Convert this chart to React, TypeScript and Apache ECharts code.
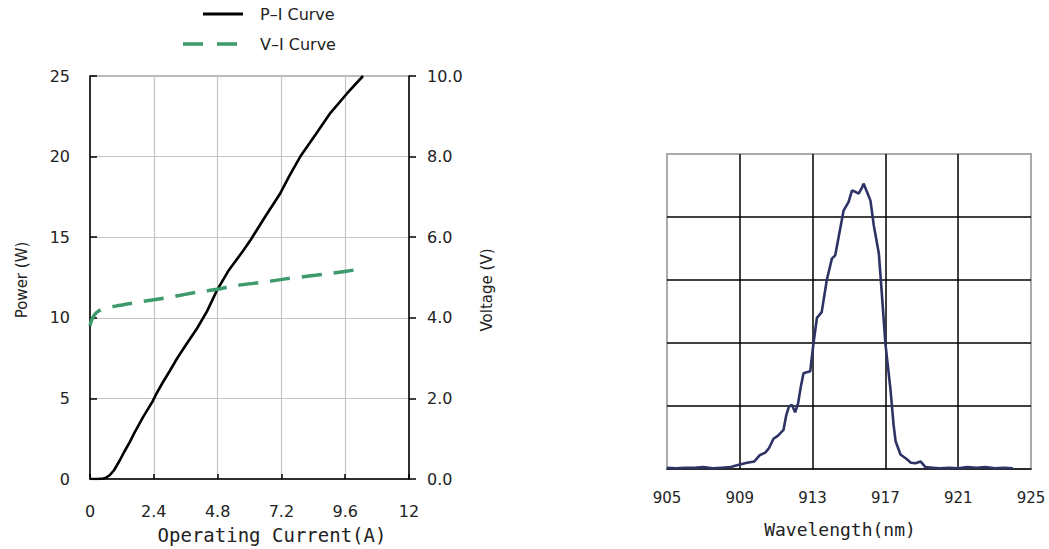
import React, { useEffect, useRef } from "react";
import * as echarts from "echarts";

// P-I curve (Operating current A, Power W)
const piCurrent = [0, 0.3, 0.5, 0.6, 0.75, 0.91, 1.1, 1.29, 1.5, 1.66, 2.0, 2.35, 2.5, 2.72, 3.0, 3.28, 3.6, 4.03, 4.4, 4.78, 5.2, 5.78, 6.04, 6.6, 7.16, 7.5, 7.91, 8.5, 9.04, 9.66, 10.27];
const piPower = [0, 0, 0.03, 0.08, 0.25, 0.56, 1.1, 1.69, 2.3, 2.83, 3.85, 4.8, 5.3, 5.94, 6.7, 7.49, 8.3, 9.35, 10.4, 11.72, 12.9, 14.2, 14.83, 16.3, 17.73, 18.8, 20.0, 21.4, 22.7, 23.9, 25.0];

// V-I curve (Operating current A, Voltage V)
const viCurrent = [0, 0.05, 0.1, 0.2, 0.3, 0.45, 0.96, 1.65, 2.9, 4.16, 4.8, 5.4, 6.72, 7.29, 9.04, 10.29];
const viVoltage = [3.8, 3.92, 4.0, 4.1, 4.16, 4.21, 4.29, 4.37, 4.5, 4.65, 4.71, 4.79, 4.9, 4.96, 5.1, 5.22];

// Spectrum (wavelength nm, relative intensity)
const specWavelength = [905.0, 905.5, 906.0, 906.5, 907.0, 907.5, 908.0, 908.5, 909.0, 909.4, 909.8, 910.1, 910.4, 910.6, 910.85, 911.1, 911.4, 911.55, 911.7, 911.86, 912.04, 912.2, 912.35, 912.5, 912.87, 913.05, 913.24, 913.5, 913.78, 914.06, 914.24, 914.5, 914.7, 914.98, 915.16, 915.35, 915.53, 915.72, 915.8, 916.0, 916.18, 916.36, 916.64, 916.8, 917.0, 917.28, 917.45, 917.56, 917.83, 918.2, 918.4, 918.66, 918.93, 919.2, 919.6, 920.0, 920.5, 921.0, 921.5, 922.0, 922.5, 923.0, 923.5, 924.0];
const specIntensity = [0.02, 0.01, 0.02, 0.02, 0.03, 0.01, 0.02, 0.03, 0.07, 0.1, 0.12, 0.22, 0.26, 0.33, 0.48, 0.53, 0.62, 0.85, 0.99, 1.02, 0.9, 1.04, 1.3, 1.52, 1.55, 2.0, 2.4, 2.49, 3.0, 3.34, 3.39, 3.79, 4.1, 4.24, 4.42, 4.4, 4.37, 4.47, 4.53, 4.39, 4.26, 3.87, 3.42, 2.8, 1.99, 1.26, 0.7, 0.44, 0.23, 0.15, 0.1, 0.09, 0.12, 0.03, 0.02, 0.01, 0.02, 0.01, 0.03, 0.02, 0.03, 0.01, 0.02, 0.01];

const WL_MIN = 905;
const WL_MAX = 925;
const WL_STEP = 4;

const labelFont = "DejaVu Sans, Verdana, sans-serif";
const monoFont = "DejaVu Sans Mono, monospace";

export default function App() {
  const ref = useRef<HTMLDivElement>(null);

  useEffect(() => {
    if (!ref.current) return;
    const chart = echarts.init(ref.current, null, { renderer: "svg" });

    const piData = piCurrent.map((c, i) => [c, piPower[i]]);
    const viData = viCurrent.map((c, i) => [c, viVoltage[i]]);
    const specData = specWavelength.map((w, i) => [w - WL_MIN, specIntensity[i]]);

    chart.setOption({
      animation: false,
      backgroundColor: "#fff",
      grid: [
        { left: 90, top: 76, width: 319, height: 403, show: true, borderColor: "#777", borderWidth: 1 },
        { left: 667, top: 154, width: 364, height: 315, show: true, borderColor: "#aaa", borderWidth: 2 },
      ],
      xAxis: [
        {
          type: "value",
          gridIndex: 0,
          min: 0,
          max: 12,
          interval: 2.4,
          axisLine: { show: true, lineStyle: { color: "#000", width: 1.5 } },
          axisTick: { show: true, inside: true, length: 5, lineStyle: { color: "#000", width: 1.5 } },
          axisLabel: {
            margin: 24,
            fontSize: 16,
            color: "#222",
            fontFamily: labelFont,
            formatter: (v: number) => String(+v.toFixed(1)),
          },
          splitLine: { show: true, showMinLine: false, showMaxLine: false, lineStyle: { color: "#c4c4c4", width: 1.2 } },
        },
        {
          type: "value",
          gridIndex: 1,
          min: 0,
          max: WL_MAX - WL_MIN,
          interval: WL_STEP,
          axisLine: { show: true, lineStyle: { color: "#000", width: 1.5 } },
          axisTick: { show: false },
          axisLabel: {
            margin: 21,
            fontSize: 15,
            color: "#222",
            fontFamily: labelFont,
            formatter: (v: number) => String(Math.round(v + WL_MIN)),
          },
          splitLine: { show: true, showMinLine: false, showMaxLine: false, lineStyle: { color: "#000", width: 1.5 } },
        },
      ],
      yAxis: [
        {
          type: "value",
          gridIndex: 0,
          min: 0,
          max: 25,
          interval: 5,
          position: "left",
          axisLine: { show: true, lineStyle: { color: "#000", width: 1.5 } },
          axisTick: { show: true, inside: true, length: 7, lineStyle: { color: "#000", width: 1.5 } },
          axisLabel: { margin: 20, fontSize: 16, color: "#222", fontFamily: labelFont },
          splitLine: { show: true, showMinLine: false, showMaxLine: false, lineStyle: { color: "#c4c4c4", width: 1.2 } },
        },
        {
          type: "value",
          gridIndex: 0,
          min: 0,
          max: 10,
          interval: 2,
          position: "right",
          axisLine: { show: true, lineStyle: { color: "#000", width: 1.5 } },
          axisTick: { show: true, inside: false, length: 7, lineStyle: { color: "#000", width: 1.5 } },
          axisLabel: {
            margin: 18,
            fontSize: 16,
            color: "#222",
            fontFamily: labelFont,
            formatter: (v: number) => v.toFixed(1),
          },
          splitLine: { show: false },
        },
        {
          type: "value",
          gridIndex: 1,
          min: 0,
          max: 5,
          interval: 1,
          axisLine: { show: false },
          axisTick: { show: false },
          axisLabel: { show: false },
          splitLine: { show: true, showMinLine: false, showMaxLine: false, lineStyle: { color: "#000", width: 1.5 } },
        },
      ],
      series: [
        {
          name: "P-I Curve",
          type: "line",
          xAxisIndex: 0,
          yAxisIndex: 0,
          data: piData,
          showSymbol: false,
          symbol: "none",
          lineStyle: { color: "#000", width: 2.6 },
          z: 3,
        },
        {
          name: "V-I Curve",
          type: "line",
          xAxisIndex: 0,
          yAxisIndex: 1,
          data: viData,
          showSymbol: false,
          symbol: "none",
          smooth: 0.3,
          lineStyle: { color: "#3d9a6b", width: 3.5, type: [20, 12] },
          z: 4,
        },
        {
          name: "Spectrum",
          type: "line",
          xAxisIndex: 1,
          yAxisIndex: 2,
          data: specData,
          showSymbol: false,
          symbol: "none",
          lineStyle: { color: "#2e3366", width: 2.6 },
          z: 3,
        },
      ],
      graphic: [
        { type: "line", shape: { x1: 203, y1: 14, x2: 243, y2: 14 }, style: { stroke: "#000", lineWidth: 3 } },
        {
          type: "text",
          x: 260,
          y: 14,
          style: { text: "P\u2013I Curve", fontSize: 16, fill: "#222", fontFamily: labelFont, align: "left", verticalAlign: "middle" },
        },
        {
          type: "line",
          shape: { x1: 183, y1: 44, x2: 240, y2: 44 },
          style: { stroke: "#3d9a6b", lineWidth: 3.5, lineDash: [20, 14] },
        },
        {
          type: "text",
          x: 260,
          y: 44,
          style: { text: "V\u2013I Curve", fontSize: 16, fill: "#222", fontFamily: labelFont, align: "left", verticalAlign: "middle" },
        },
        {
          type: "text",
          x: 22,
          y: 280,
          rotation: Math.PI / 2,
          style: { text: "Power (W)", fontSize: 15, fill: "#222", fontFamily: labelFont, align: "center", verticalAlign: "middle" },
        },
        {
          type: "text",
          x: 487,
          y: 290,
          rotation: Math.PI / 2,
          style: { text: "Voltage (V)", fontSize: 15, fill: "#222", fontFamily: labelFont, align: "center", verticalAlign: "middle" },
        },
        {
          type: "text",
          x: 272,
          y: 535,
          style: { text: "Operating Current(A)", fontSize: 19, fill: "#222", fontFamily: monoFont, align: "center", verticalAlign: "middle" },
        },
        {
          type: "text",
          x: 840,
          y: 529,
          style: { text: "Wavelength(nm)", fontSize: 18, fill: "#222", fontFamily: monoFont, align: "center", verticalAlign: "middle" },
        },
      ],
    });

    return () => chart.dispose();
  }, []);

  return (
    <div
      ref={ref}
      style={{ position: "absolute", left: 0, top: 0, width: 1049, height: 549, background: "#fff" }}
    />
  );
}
+===+
Task statement ::
Pictures are excluded: retype only the lines from the beginning of the listing above through the line with "import * as", both included.

Written answer ::
Convert this chart to React, TypeScript and Apache ECharts code.
import React, { useEffect, useRef } from "react";
import * as echarts from "echarts";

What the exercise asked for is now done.